Price controls, like most government messing with the market, just forces pressures to pop up elsewhere. It fixes nothing. There’s a lesson for APRA here…
I remember a polish friend of mine telling me about life behind the iron curtain.
He was telling me a story about trying to buy a TV. Now in those days, the government set the prices on a lot of things. TVs were one of them.
For some reason, the government decided to make the price of TVs very cheap. Perhaps they wanted to make sure the people were entertained and inspired.
(Perhaps they just wanted to keep them stupid.)
At any rate, there was one price for TVs where ever you went. And if you were in the business of making TVs, there was one price you could get for your merchandise.

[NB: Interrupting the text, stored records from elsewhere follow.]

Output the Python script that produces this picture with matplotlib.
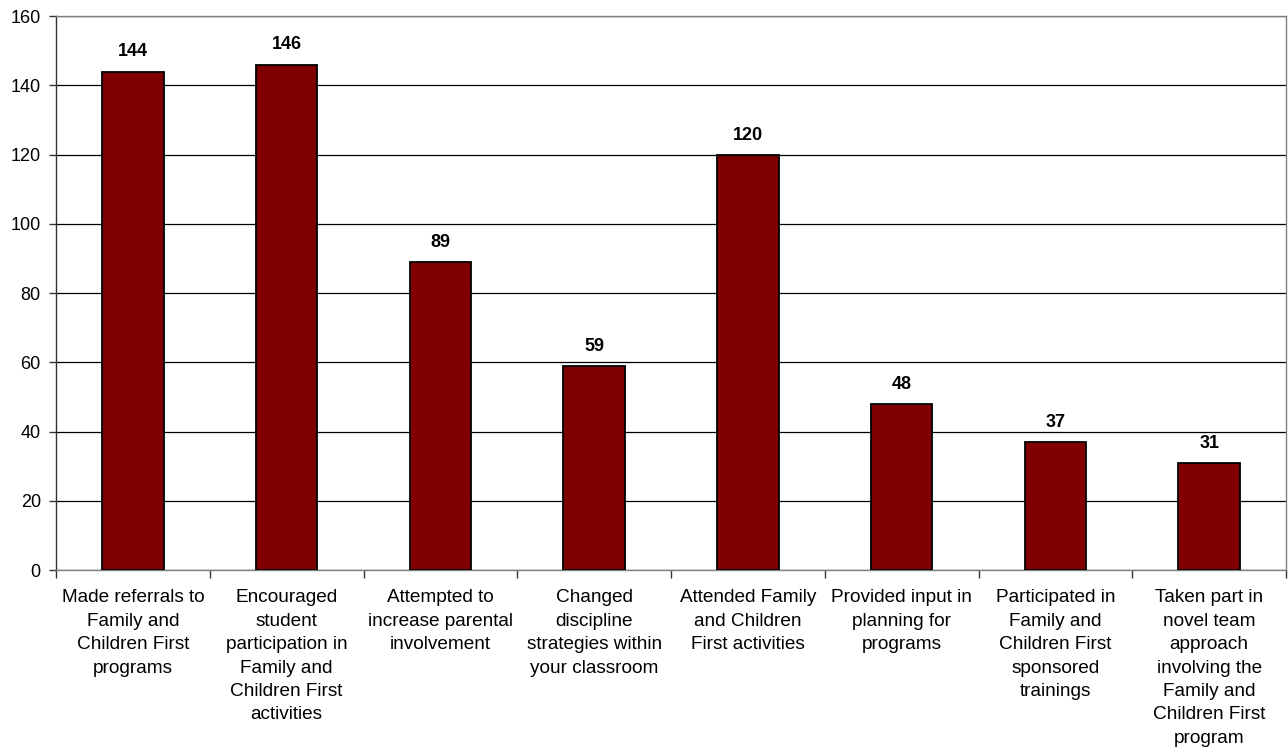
"""Bar chart: Family and Children First activities reported by teachers."""

import matplotlib
matplotlib.use("Agg")
import matplotlib.pyplot as plt
import numpy as np

plt.rcParams["font.family"] = ["Liberation Sans", "DejaVu Sans"]

# DATA
categories = [
    "Made referrals to\nFamily and\nChildren First\nprograms",
    "Encouraged\nstudent\nparticipation in\nFamily and\nChildren First\nactivities",
    "Attempted to\nincrease parental\ninvolvement",
    "Changed\ndiscipline\nstrategies within\nyour classroom",
    "Attended Family\nand Children\nFirst activities",
    "Provided input in\nplanning for\nprograms",
    "Participated in\nFamily and\nChildren First\nsponsored\ntrainings",
    "Taken part in\nnovel team\napproach\ninvolving the\nFamily and\nChildren First\nprogram",
]
counts = [144, 146, 89, 59, 120, 48, 37, 31]
y_ticks = [0, 20, 40, 60, 80, 100, 120, 140, 160]


def main():
    fig = plt.figure(figsize=(12.88, 7.51), dpi=100)
    ax = fig.add_axes([0.0435, 0.241, 0.955, 0.7375])

    x = np.arange(len(categories))
    bars = ax.bar(x, counts, width=0.4, color="#800000",
                  edgecolor="black", linewidth=1.3, zorder=3)

    for rect, val in zip(bars, counts):
        ax.annotate(f"{val}", xy=(rect.get_x() + rect.get_width() / 2, val),
                    xytext=(0, 8), textcoords="offset points",
                    ha="center", va="bottom", fontsize=13, fontweight="bold")

    ax.set_xlim(-0.5, len(categories) - 0.5)
    ax.set_ylim(0, 160)
    ax.set_yticks(y_ticks)
    ax.yaxis.grid(True, color="black", linewidth=0.9, zorder=0)
    ax.set_axisbelow(True)

    # category labels at centres, tick marks at the boundaries
    ax.set_xticks(x)
    ax.set_xticklabels(categories, fontsize=13.7, linespacing=1.49)
    ax.set_xticks(np.arange(-0.5, len(categories)), minor=True)
    ax.tick_params(axis="x", which="major", length=0, pad=14)
    ax.tick_params(axis="x", which="minor", length=6, width=1, color="#333333")
    ax.tick_params(axis="y", length=5, width=1, color="#333333",
                   labelsize=13, pad=6)

    for side in ["top", "right"]:
        ax.spines[side].set_color("#808080")
    ax.spines["left"].set_color("#333333")
    ax.spines["bottom"].set_color("#808080")
    for sp in ax.spines.values():
        sp.set_linewidth(1.0)

    fig.savefig("out.png", dpi=100)
    plt.close(fig)


if __name__ == "__main__":
    main()
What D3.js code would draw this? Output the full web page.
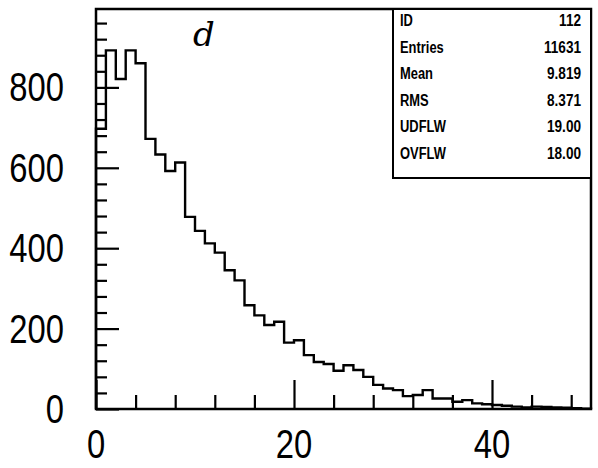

And with prices set at impractically low levels, TV manufactures weren’t inspired to produce very many.
But consumers were very inspired to get their hands on the cheap TVs. As a result, there was a massive shortage of TVs. There just wasn’t enough to go around.
And if you wanted one, you had to line up at the electronics store. Not just for a few hours. Potentially for days. If you wanted to keep your place in the queue, you had to come back day after day, or you’d lose it.
My friend remembers calling in sick for a week just so he could hang out in a queue for televisions.
And of course the black market flourished. There were a lot of people who didn’t want to line up for a week to get one. He remembers people offering him 4 or 5 times the price he paid for his.
And if it wasn’t for the prospect of lining up again for a whole other week, he probably would have sold it.
The point is, that if we assume that the government was trying to do its citizens a favour (always a big assumption to make!), this price control policy was a total failure.
Because sure, people paid less at the checkout. But they had to take a full week off work to do it. So you paid the sticker price, plus whatever a weeks worth of work is to you.
Most probably, once you take account of your lost time, you end up paying a much higher price than you would of in a free market.
And you end up encouraging black markets and crime.
No one wins.
I’m thinking about all this when I read the back-patting that’s going on about APRA’s new lending limits. I’ve covered it before, but APRA is putting pressure on the big banks to get their lending to property investors under a growth limit of 10% a year.
Banks are dragging the chain, but it seems to be taking effect, with some reports that the investor share of lending as fallen to the lowest level in several years.
From the Australian Financial Review:
One of the country’s biggest mortgage brokers, Mortgage Choice, says the clampdown on lending to landlords has dragged property investors’ share of its loan approvals to a 20-month low.
In a sign banks’ tighter credit standards are having some impact, Mortgage Choice says the proportion of its loan approvals going to property investors fell from 34 per cent in May to 30 per cent in June, the lowest share since late 2013.
“It’s a 12 per cent reduction in investor loans in a very, very short period of time,” chief executive John Flavell said.
While there have not been official figures yet confirming this trend, Mr Flavell said it was the first data pointing to a slowdown in investor lending triggered by banks’ tougher credit policies.
…In particular, he said some first-home buyers trying to enter the market as property investors were finding it harder to get credit from banks under the new lending criteria.
Good outcome. Punish first home buyers.
My problem with these APRA limits is that they’re just so blunt. 10% growth, across every market across the entire country.
If you’re trying to take the heat out of a strong market (Sydney), it’s a pretty round about way to do it.
And what happens when you put artificial limits like this on a market? Well, just like a market for televisions, the pressure will only show up somewhere else.
So maybe the banks just funnel lending from other areas and other markets into Sydney. Or they’ll cut back on the riskier and least profitable lending first (young buyers).
But the underlying market demand hasn’t changed. The market conditions haven’t changed. The market is still attractive to owner-occupiers and investors. Sellers still want to sell.
And so maybe we’ll see a shift away from the big banks to smaller banks and non-bank lenders. But they might just charge more for the privilege in an artificially constrained market.
And so it’s ordinary buyers and investors that end up paying more.
And why? Because APRA wants to take a softly, softly approach.
Stop beating about the bush. Find what the problem is and fix it. If you’ve got a problem with Sydney, deal with it. Don’t make the rest of the country, and ordinary buyers, foot the bill.
Anyone finding it’s tougher to get finance these days? What market are you in?